Generation Z’s guide to talking about gun control

Rebecca Lee, Co-Editor-in-Chief

Gun control is one of the most, if not the most, dividing issue in the contemporary United States.

There are those who believe that the ownership and use of all guns is a constitutional right, while there are others who believe that the federal government should ban access to all guns by everyone everywhere, and there are a whole lot of people in between.

All of us, however, have in common the belief that we are right.

I’ve found that it’s especially difficult to engage in calm and reasonable discourse about gun control.

For many of us, this matter goes far beyond policy. For many of us, our stances on gun control are rooted in our upbringing, our core values, and what we believe to be our rights as United States citizens.

So, how does one go about having an unemotional and thoughtful conversation about gun control, when the issue feels like anything but?

 

Tip one to engage in productive civil discourse about gun violence in the United States: do your research. Too many of us rely on the claims that our parents spout and the random articles that our Facebook feeds generate. Despite what our president says, news sources are crucial to our awareness and activism as Americans.
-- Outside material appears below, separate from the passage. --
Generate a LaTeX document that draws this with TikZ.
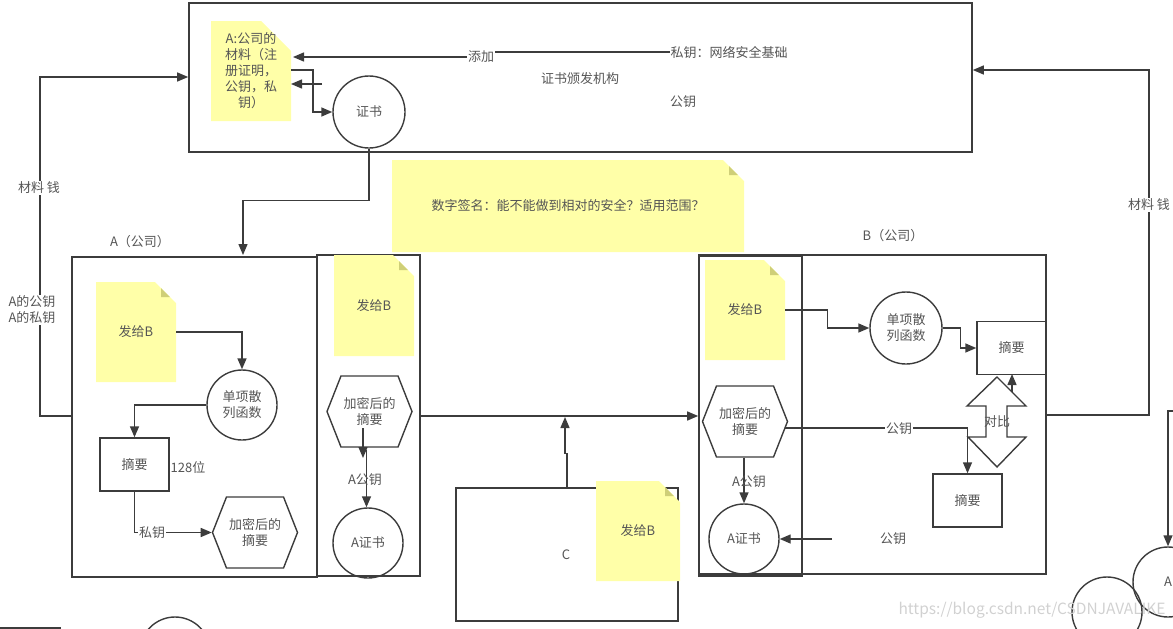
\documentclass[tikz,border=0pt]{standalone}
\usepackage{fontspec}
\setmainfont{Noto Sans CJK SC}
\usetikzlibrary{arrows.meta,calc,shapes.misc,shapes.symbols}
\definecolor{noteyellow}{HTML}{FFFFA8}
\definecolor{notefold}{HTML}{CFCF78}
\definecolor{linegray}{HTML}{3C3C3C}
\definecolor{textgray}{HTML}{555555}
\tikzset{
    every node/.style={font=\fontsize{13pt}{16pt}\selectfont,text=textgray,inner sep=0pt,align=center},
    rgn/.style={draw=linegray,line width=1.6pt,inner sep=0pt},
    circbox/.style={circle,draw=linegray,line width=1.4pt,minimum size=70pt},
    rectbox/.style={rectangle,draw=linegray,line width=1.4pt,minimum width=69pt,minimum height=53pt},
    hexbox/.style={signal,signal to=west and east,signal from=nowhere,signal pointer angle=137,
        draw=linegray,line width=1.4pt,minimum width=85pt,minimum height=71pt},
    notebox/.style={chamfered rectangle,chamfered rectangle corners={north east},chamfered rectangle xsep=15pt,
        chamfered rectangle ysep=15pt,fill=noteyellow,minimum width=80pt,minimum height=100pt,
        path picture={\fill[notefold] ($(path picture bounding box.north east)+(-15,0)$) -- ++(0,15) -- ++(15,0) -- cycle;}},
    conn/.style={draw=linegray,line width=1.4pt,-{Triangle[length=11pt,width=9pt]}},
    plain/.style={draw=linegray,line width=1.4pt},
    lbl/.style={fill=white,inner sep=1pt},
}
\begin{document}
\begin{tikzpicture}[x=1pt,y=-1pt]
    \useasboundingbox (0,0) rectangle (1173,629);
    % regions
    \node [rgn,minimum width=783pt,minimum height=149pt] (ca) at (580.5,77.5) {};
    \node [rgn,minimum width=245pt,minimum height=320pt] (boxA) at (194.5,417) {};
    \node [rgn,minimum width=103pt,minimum height=321pt] (boxAin) at (368.5,415.5) {};
    \node [rgn,minimum width=347pt,minimum height=319pt] (boxB) at (872.5,414.5) {};
    \node [rgn,minimum width=103pt,minimum height=320pt] (boxBin) at (750.5,416) {};
    \node [rgn,minimum width=222pt,minimum height=133pt] (boxC) at (567,554.5) {};
    % notes
    \node [notebox,inner ysep=-5pt,inner xsep=-1.5pt] (matA) at (251,71) {A:公司的\\材料（注\\册证明，\\公钥，私\\钥）};
    \node [notebox,minimum width=352pt,minimum height=92pt] (question) at (568,206) {数字签名：能不能做到相对的安全？适用范围？};
    \node [notebox] (sendA) at (136,332) {发给B};
    \node [notebox,minimum height=101pt] (sendAin) at (374,305.5) {发给B};
    \node [notebox] (sendB) at (745,310) {发给B};
    \node [notebox,minimum width=84pt] (sendC) at (638,531) {发给B};
    % shapes
    \node [circbox,minimum size=72pt] (cert) at (369,112) {证书};
    \node [circbox] (funcA) at (242,405) {单项散\\列函数};
    \node [rectbox] (digestA) at (134.5,464.5) {摘要};
    \node [hexbox] (hexA) at (255,532.5) {加密后的\\摘要};
    \node [hexbox] (hexAin) at (369.5,411.5) {加密后的\\摘要};
    \node [circbox] (certA) at (368,543) {A证书};
    \node [hexbox] (hexB) at (745,421.5) {加密后的\\摘要};
    \node [circbox] (certB) at (744,539) {A证书};
    \node [circbox,minimum size=72pt] (funcB) at (906,328) {单项散\\列函数};
    \node [rectbox] (digestB) at (1011.5,348) {摘要};
    \node [rectbox] (digestBb) at (967.5,500.5) {摘要};
    \node [circbox] (certR) at (1168,582) {A};
    \node [circbox] (roundR) at (1107,612) {};
    \node [circbox] (roundL) at (175,652) {};
    % compare arrow
    \draw [plain] (997,377) -- (1026,406) -- (1007,406) -- (1007,437) -- (1026,437) -- (997,467)
        -- (968,437) -- (986,437) -- (986,406) -- (967,406) -- cycle;
    \node (cmp) at (997,422) {对比};
    % loose ends
    \coordinate (keyStart) at (670,52);
    \coordinate (matOut) at (291,70);
    \coordinate (matBack) at (322,84);
    \coordinate (hexAa) at (363,428);
    \coordinate (hexAb) at (366.5,450);
    \coordinate (hexBout) at (785,428);
    \coordinate (certIn) at (832,539);
    \coordinate (cmpOut) at (1012,392);
    \coordinate (edgeL) at (0,628);
    \coordinate (edgeLb) at (61,628);
    \coordinate (edgeR) at (1173,411);
    % connectors
    \draw [conn] (keyStart) -- (490,52) -- (490,57) -- (293,57);
    \draw [conn] (matOut) -- (313,70) |- (cert.west);
    \draw [conn] (matBack) -- (291,84);
    \draw [conn] (cert.south) -- ++(0,52) -| (243,255);
    \draw [conn] (boxA.west |- 0,416) -- (40,416) |- (ca.west |- 0,77);
    \draw [conn] (boxB.east |- 0,415) -- (1149,415) |- (ca.east |- 0,70);
    \draw [conn] (sendA.east) -| (funcA.north);
    \draw [conn] (funcA.west) -| (digestA.north);
    \draw [conn] (digestA.south) |- (hexA.west);
    \draw [conn] (hexAa) -- ++(0,30);
    \draw [conn] (hexAb) -- (certA.north -| hexAb);
    \draw [conn] (boxAin.east |- 0,416) -- (boxBin.west |- 0,416);
    \draw [conn] (boxC.north) -- ++(0,-34) -- ++(-2,0) -- (565,417);
    \draw [conn] (sendB.east) -- ++(42,0) |- (funcB.west);
    \draw [conn] (funcB.east) -- ++(18,0) |- (digestB.west);
    \draw [conn] (hexBout) -| (digestBb.north);
    \draw [conn] (hexB.south -| certB) -- (certB.north);
    \draw [conn] (certIn) -- (certB.east);
    \draw [conn] (cmpOut) -- (1012,374);
    \draw [conn] (edgeR) -- (1168,411) -- (certR.north);
    \draw [plain] (edgeL) -- (edgeLb);
    % texts
    \node [lbl] (addLbl) at (481,57) {添加};
    \node [lbl] (keyLbl) at (729,53) {私钥：网络安全基础};
    \node (caLbl) at (580,79) {证书颁发机构};
    \node (pubLbl) at (683,102) {公钥};
    \node (nameA) at (140,242) {A（公司）};
    \node (nameB) at (893,236) {B（公司）};
    \node [lbl] (feeL) at (39,188) {材料 钱};
    \node [lbl] (feeR) at (1149,205) {材料 钱};
    \node [lbl] (keysA) at (32,310) {A的公钥\\A的私钥};
    \node (bits) at (188,467) {128位};
    \node [lbl] (signLbl) at (152,533) {私钥};
    \node (pubA) at (365,480) {A公钥};
    \node (pubB) at (749,482) {A公钥};
    \node [lbl] (pubLine) at (899,429) {公钥};
    \node (pubCert) at (893,539) {公钥};
    \node (nameC) at (566,555) {C};
    \node [text=black!18,font=\fontsize{15.5pt}{16pt}\selectfont] (mark) at (1032,610) {https://blog.csdn.net/CSDNJAVALIKE};
\end{tikzpicture}
\end{document}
Let me revise that–credible news sources are crucial to our awareness and activism as Americans. Although you are absolutely entitled to subscribe to Breitbart, recognize that most people will neither take you nor your argument seriously if that is the only source you can cite.

Tip two: ad hominem attacks are fallacious and ineffective. When you assume that all members of the NRA are white, racist, and uneducated, you demonstrate a complete disrespect for others’ views. When you accuse a gun-rights supporter of not caring about the children killed by mass shooters, you suggest that he or she is an evil person simply because he or she disagrees with you.

When you make ad hominem attacks against a person with whom you disagree, you ruin the possibility of ever convincing that person of your position.

Tip three: don’t use poverty, racial tensions, and violence to conveniently shut down opposing arguments. Too many Americans seem to only care about gang violence in Chicago when it serves as a political talking point. Politicians of all parties grossly exploit public grief after mass shootings to push agendas.

It feels as though many Americans have become desensitized to the destruction and death caused by gun violence. In fact, it feels as though the destruction and death caused by gun violence have become one big political debate.

Gun control is literally a matter of life or death. As of Dec. 11, 14,605 Americans have died gun-related deaths in 2017. There have been more than 1,500 mass shootings in the United States since Sandy Hook.

I think all of us, no matter where we stand on gun control, can agree that this current state of affairs is unacceptable. We can all agree that we need to do better. I think this is where it starts.